Start Recorded information

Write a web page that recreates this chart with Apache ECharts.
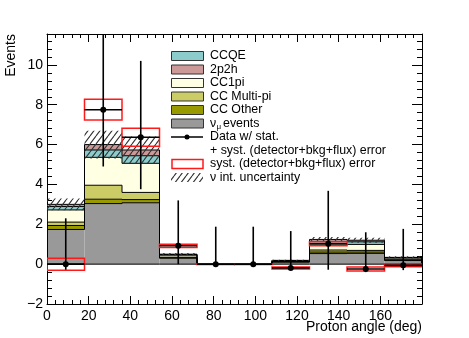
<!DOCTYPE html>
<html>
<head>
<meta charset="utf-8">
<script src="https://cdn.jsdelivr.net/npm/echarts@6/dist/echarts.min.js"></script>
<style>html,body{margin:0;padding:0;background:#fff}#chart{width:469px;height:338px}</style>
</head>
<body>
<div id="chart"></div>
<script>
// binning (deg)
var binEdges = [0, 18, 36, 54, 72, 90, 108, 126, 144, 162, 180];
var binCenters = [9, 27, 45, 63, 81, 99, 117, 135, 153, 171];

// MC stack, bottom -> top
var nuMuEvents = [1.74, 3.04, 3.08, 0.30, 0, 0, 0.10, 0.53, 0.54, 0.18];
var ccOther    = [0.20, 0.22, 0.16, 0.02, 0, 0, 0.02, 0.08, 0.07, 0.03];
var ccMultiPi  = [0.17, 0.70, 0.36, 0.03, 0, 0, 0.02, 0.10, 0.08, 0.04];
var cc1pi      = [0.61, 1.40, 1.46, 0.10, 0, 0, 0.03, 0.30, 0.30, 0.06];
var ccqe       = [0.17, 0.37, 0.38, 0.03, 0, 0, 0.01, 0.13, 0.13, 0.02];
var twoP2h     = [0.11, 0.27, 0.29, 0.02, 0, 0, 0.01, 0.10, 0.08, 0.01];
var nuIntUnc   = [0.30, 0.70, 0.67, 0.06, 0, 0, 0.03, 0.12, 0.12, 0.06];

// data
var dataValues  = [0, 7.75, 6.37, 0.92, 0, 0, -0.19, 1.02, -0.24, -0.06];
var statErrUp   = [2.30, 4.50, 3.83, 2.28, 1.88, 1.88, 1.85, 2.66, 1.84, 1.83];
var statErrDown = [0.28, 2.85, 2.61, 0.92, 0, 0, 0.12, 1.30, 0.16, 0.24];
var systErr     = [0.30, 0.52, 0.45, 0.08, 0.02, 0.02, 0.05, 0.10, 0.10, 0.07];

var FONT = '"Liberation Sans", Arial, sans-serif';

var stackParts = [
  {name: 'ν_μ events', vals: nuMuEvents, color: '#999999'},
  {name: 'CC Other', vals: ccOther, color: '#999900'},
  {name: 'CC Multi-pi', vals: ccMultiPi, color: '#cccc66'},
  {name: 'CC1pi', vals: cc1pi, color: '#ffffe4'},
  {name: 'CCQE', vals: ccqe, color: '#8ccccc'},
  {name: '2p2h', vals: twoP2h, color: '#cc9999'}
];

function hatchPattern() {
  var c = document.createElement('canvas');
  c.width = 6; c.height = 8;
  var g = c.getContext('2d');
  g.strokeStyle = '#333';
  g.lineWidth = 1.1;
  g.beginPath();
  g.moveTo(-6, 8); g.lineTo(0, 0);
  g.moveTo(0, 8); g.lineTo(6, 0);
  g.moveTo(6, 8); g.lineTo(12, 0);
  g.stroke();
  return {image: c, repeat: 'repeat'};
}
var hatch = hatchPattern();

function rectFrom(api, x0, x1, y0, y1) {
  var a = api.coord([x0, y1]), b = api.coord([x1, y0]);
  return {x: a[0], y: a[1], width: b[0] - a[0], height: b[1] - a[1]};
}

var series = [];
var cum = binCenters.map(function () { return 0; });
var outlines = [];
stackParts.forEach(function (p, k) {
  var rows = [];
  var prevCum = cum.slice();
  for (var i = 0; i < binCenters.length; i++) {
    var base = prevCum[i], top = base + p.vals[i];
    var prevTop = i > 0 ? prevCum[i - 1] + p.vals[i - 1] : 0;
    rows.push([binEdges[i], binEdges[i + 1], base, top, prevTop, i === binCenters.length - 1 ? 1 : 0]);
    cum[i] = top;
  }
  series.push({
    type: 'custom', name: p.name, clip: true, data: rows,
    renderItem: function (params, api) {
      var b = api.value(2), t = api.value(3);
      if (t <= b) return null;
      return {type: 'rect', shape: rectFrom(api, api.value(0), api.value(1), b, t), style: {fill: p.color}};
    }
  });
  outlines.push({
    type: 'custom', clip: true, data: rows,
    renderItem: function (params, api) {
      var x0 = api.value(0), x1 = api.value(1), t = api.value(3), pt = api.value(4);
      var pts = [api.coord([x0, pt]), api.coord([x0, t]), api.coord([x1, t])];
      if (api.value(5)) pts.push(api.coord([x1, 0]));
      var kids = [{type: 'polyline', shape: {points: pts}, style: {stroke: '#000', lineWidth: 1, fill: null}}];
      if (k === 0 && t > 0) {
        var a = api.coord([x0, 0]), b = api.coord([x1, 0]);
        kids.push({type: 'line', shape: {x1: a[0], y1: a[1], x2: b[0], y2: b[1]}, style: {stroke: '#000', lineWidth: 1}});
      }
      return {type: 'group', children: kids};
    }
  });
});
series = series.concat(outlines);

// interaction uncertainty hatch
var hatchRows = binCenters.map(function (c, i) {
  return [binEdges[i], binEdges[i + 1], cum[i] - nuIntUnc[i], cum[i] + nuIntUnc[i]];
});
series.push({
  type: 'custom', clip: true, data: hatchRows,
  renderItem: function (params, api) {
    if (api.value(3) <= api.value(2)) return null;
    return {type: 'rect', shape: rectFrom(api, api.value(0), api.value(1), api.value(2), api.value(3)), style: {fill: hatch}};
  }
});

// systematic boxes
var systRows = binCenters.map(function (c, i) {
  return [binEdges[i], binEdges[i + 1], dataValues[i] - systErr[i], dataValues[i] + systErr[i]];
});
series.push({
  type: 'custom', clip: true, data: systRows,
  renderItem: function (params, api) {
    return {type: 'rect', shape: rectFrom(api, api.value(0), api.value(1), api.value(2), api.value(3)),
      style: {fill: null, stroke: '#ff1a1a', lineWidth: 1.5}};
  }
});

// data points
var dataRows = binCenters.map(function (c, i) {
  return [c, binEdges[i], binEdges[i + 1], dataValues[i], statErrDown[i], statErrUp[i]];
});
series.push({
  type: 'custom', clip: true, data: dataRows,
  renderItem: function (params, api) {
    var xc = api.value(0), y = api.value(3);
    var pl = api.coord([api.value(1), y]), pr = api.coord([api.value(2), y]);
    var pb = api.coord([xc, y - api.value(4)]), pt = api.coord([xc, y + api.value(5)]);
    var pc = api.coord([xc, y]);
    return {type: 'group', children: [
      {type: 'line', shape: {x1: pl[0], y1: pl[1], x2: pr[0], y2: pr[1]}, style: {stroke: '#000', lineWidth: 1.6}},
      {type: 'line', shape: {x1: pb[0], y1: pb[1], x2: pt[0], y2: pt[1]}, style: {stroke: '#000', lineWidth: 1.6}},
      {type: 'circle', shape: {cx: pc[0], cy: pc[1], r: 3}, style: {fill: '#000'}}
    ]};
  }
});

function axis(pos, interval, min, max, len, major) {
  return {
    type: 'value', position: pos, min: min, max: max, interval: interval,
    axisLine: {show: major, onZero: false, lineStyle: {color: '#000', width: 1}},
    axisTick: {show: true, inside: true, length: len, lineStyle: {color: '#000', width: 1}},
    axisLabel: {show: major && (pos === 'bottom' || pos === 'left'), color: '#000', fontSize: 14, fontFamily: FONT,
      margin: pos === 'bottom' ? 5 : 4, showMaxLabel: false,
      formatter: function (v) { return String(v).replace('-', '\u2212'); }},
    splitLine: {show: false}
  };
}

var chart = echarts.init(document.getElementById('chart'), null, {renderer: 'canvas'});

var legendY = [56, 69.5, 83, 96.5, 110, 123.5, 137, 150.5, 164, 177.5];
var legendFill = [
  ['CCQE', '#8ccccc'], ['2p2h', '#cc9999'], ['CC1pi', '#ffffe4'],
  ['CC Multi-pi', '#cccc66'], ['CC Other', '#999900'], [null, '#999999']
];
var graphics = [];
function txt(s, x, y, size, extra) {
  var o = {type: 'text', x: x, y: y, style: {text: s, fill: '#000', font: size + 'px ' + FONT, verticalAlign: 'middle', align: 'left'}};
  if (extra) for (var k in extra) o.style[k] = extra[k];
  return o;
}
legendFill.forEach(function (f, i) {
  graphics.push({type: 'rect', shape: {x: 171.5, y: legendY[i] - 4.5, width: 32, height: 9}, style: {fill: f[1], stroke: '#333', lineWidth: 1}});
  if (f[0]) graphics.push(txt(f[0], 210, legendY[i], 12.4));
});
graphics.push(txt('ν', 210, legendY[5], 12.4));
graphics.push(txt('μ', 216.5, legendY[5] + 3, 8));
graphics.push(txt('events', 223, legendY[5], 12.4));
graphics.push({type: 'line', shape: {x1: 171, y1: legendY[6], x2: 203, y2: legendY[6]}, style: {stroke: '#000', lineWidth: 1.5}});
graphics.push({type: 'circle', shape: {cx: 187, cy: legendY[6], r: 2.5}, style: {fill: '#000'}});
graphics.push(txt('Data w/ stat.', 210, legendY[6], 12.4));
graphics.push(txt('+ syst. (detector+bkg+flux) error', 210, legendY[7], 12.4));
graphics.push({type: 'rect', shape: {x: 172, y: legendY[8] - 4.5, width: 31, height: 9}, style: {fill: null, stroke: '#ff1a1a', lineWidth: 1.5}});
graphics.push(txt('syst. (detector+bkg+flux) error', 210, legendY[8], 12.4));
graphics.push({type: 'rect', shape: {x: 171, y: legendY[9] - 4.5, width: 32, height: 9}, style: {fill: hatch}});
graphics.push(txt('ν int. uncertainty', 210, legendY[9], 12.4));
// axis titles
graphics.push({type: 'text', x: 11, y: 34, rotation: Math.PI / 2,
  style: {text: 'Events', fill: '#000', font: '14px ' + FONT, align: 'right', verticalAlign: 'middle'}});
graphics.push(txt('Proton angle (deg)', 422, 327, 14, {align: 'right'}));

chart.setOption({
  animation: false,
  backgroundColor: '#fff',
  grid: {left: 47, right: 47, top: 34, bottom: 34, containLabel: false},
  xAxis: [
    axis('bottom', 20, 0, 180, 8, true),
    axis('bottom', 4, 0, 180, 4, false),
    axis('top', 20, 0, 180, 8, true),
    axis('top', 4, 0, 180, 4, false)
  ],
  yAxis: [
    axis('left', 2, -2, 11.55, 10, true),
    axis('left', 0.4, -2, 11.55, 5, false),
    axis('right', 2, -2, 11.55, 10, true),
    axis('right', 0.4, -2, 11.55, 5, false)
  ],
  series: series,
  graphic: graphics
});
</script>
</body>
</html>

End Recorded information

▶ The request: Repeat only the lines between the start of the data and the line with "135, 153, 171];", including those two lines, and skip the pictures.

▶ Expected answer:
Write a web page that recreates this chart with Apache ECharts.
<!DOCTYPE html>
<html>
<head>
<meta charset="utf-8">
<script src="https://cdn.jsdelivr.net/npm/echarts@6/dist/echarts.min.js"></script>
<style>html,body{margin:0;padding:0;background:#fff}#chart{width:469px;height:338px}</style>
</head>
<body>
<div id="chart"></div>
<script>
// binning (deg)
var binEdges = [0, 18, 36, 54, 72, 90, 108, 126, 144, 162, 180];
var binCenters = [9, 27, 45, 63, 81, 99, 117, 135, 153, 171];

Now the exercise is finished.